This blog is part of an online learning platform which includes the Pathways to New Community Paradigms Wiki and a number of other Internet based resources to explore what is termed here 'new community paradigms' which are a transformational change brought about by members of a community.

It is intended to offer resources and explore ideas with the potential of purposefully directing the momentum needed for communities to create their own new community paradigms.

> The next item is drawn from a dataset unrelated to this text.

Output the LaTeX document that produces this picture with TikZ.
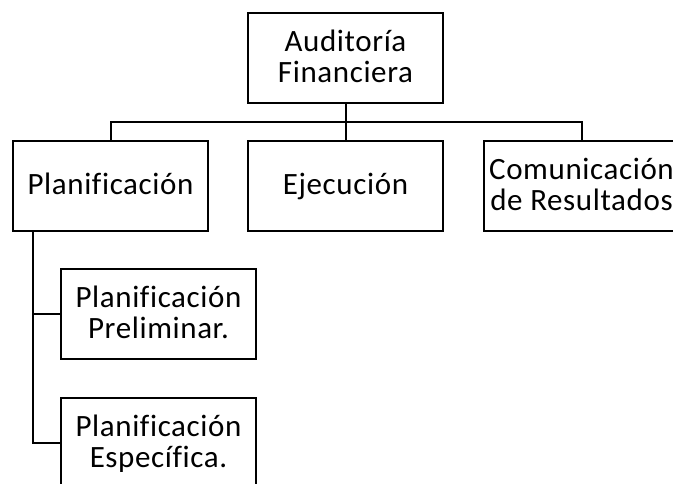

It seeks to help those interested in becoming active participants in the governance of their local communities rather than merely passive consumers of government service output. This blog seeks to assist individuals wanting to redefine their role in producing a more direct democratic form of governance by participating both in defining the political body and establishing the policies that will have an impact their community so that new paradigms for their community can be chosen rather than imposed.

Tuesday, July 23, 2013

Catching Up - Community Engagement, Complexity and Other Issues to Contemplate

It has been more than a month since the last post was uploaded on to this blog. There was some vacation time around the Baltic Sea included in there, but the primary excuse is that it takes awhile to get my head around some of the concepts with which this blog addresses and then tie them all together.  So most of the online activities have been quick, short posting through Twitter, the Facebook page or interacting through LinkedIn with the more in depth contemplations stewing in the draft folder of my Mac. 

One of the concepts being wrestled with is complexity.  It has been alluded to or briefly addressed in past posts but not as fully as needed.  There is an extensive discussion of management and complexity on the Harvard Business Review LinkedIn group which provided a diversity of perspectives.  Insights derived from that discussion and past posts will be posted here in the next week of two.  Complexity is inherent not only in the challenges facing communities but in the solutions as well.  The presumption of using a word like paradigm in the title of this effort is based on the perspective that we not only need to change what we do, but also how and why we do it at a fundamental or radical level.  

In the last published post I wrote about, “Community governance as an arena for community engagement”.  This sounds a bit like a tautology.  What else would community governance be about if not community engagement?  The reality is quite different though with many existing city governments as has been discussed in previous posts.  You can insert ‘community engagement’ into the new search app to find them.  The truth is that achieving a high level of community engagement both in numbers and in level of participation will invariably bring about a greater degree of complexity into a system of community governance.

The primary practical problem is getting enough people to reach some determined tipping point to meet at the community hall first. In other words, getting the community engaged enough to come together to cause the new community paradigms to be established.  

It is not enough though just to get everybody into the same room and allow everybody to have their three to five minute speeches.  We also need to have a process of working together collaboratively to bring about innovative and viable solutions to complex and ‘wicked’ problems.

In a previous post, the focus was on devising a process by which members of a community could collaboratively think about the challenges facing them in a systematic, as well as an objective and transparent manner.  The methodology suggested was Systems Thinking.  Theoretically there could be forums in which people could gather in community halls to use principles of deliberative democracy and Systems Thinking to address their community’s challenges including greater community engagement.  

This means attaining a greater understanding of what we mean by community, by engagement and how those two concepts work together.  This effort has resulted in explorations outside of the former area of professional concern, economic development, Systems Thinking being just one of them and radical community engagement being another.  

Systems Thinking though seems to work on a more macro level which is understandable since Systems Thinking looks at systems as a whole.  A more micro-focused means of collaboration is also needed.  One possible means is Design Thinking.  With that in mind, I have started an online Design Thinking Action Lab course taught by Leticia Britos Cavagnaro from the Hasso Plattner Institute of Design at Stanford University using the New Community Paradigms endeavor as the premise for participation.  I will be reporting on that effort on these pages as well in the future.  

In the mean time there have been other changes and updates. 

A ‘Search this Blog and Connected Resources’ has been added on to the righthand column under the ‘Related Pages’ Diigo Update information.  Hopefully this makes this blog a more useful resource.  

Just below that is an update and upgrading to the TED City 2.0 information to the 2013 version. On September 20, 2013, both TED and TEDX will be holding programs related to, “All elements whose presence will dictate the success of our future cities”.  Will be following that closely and providing updates when they become available.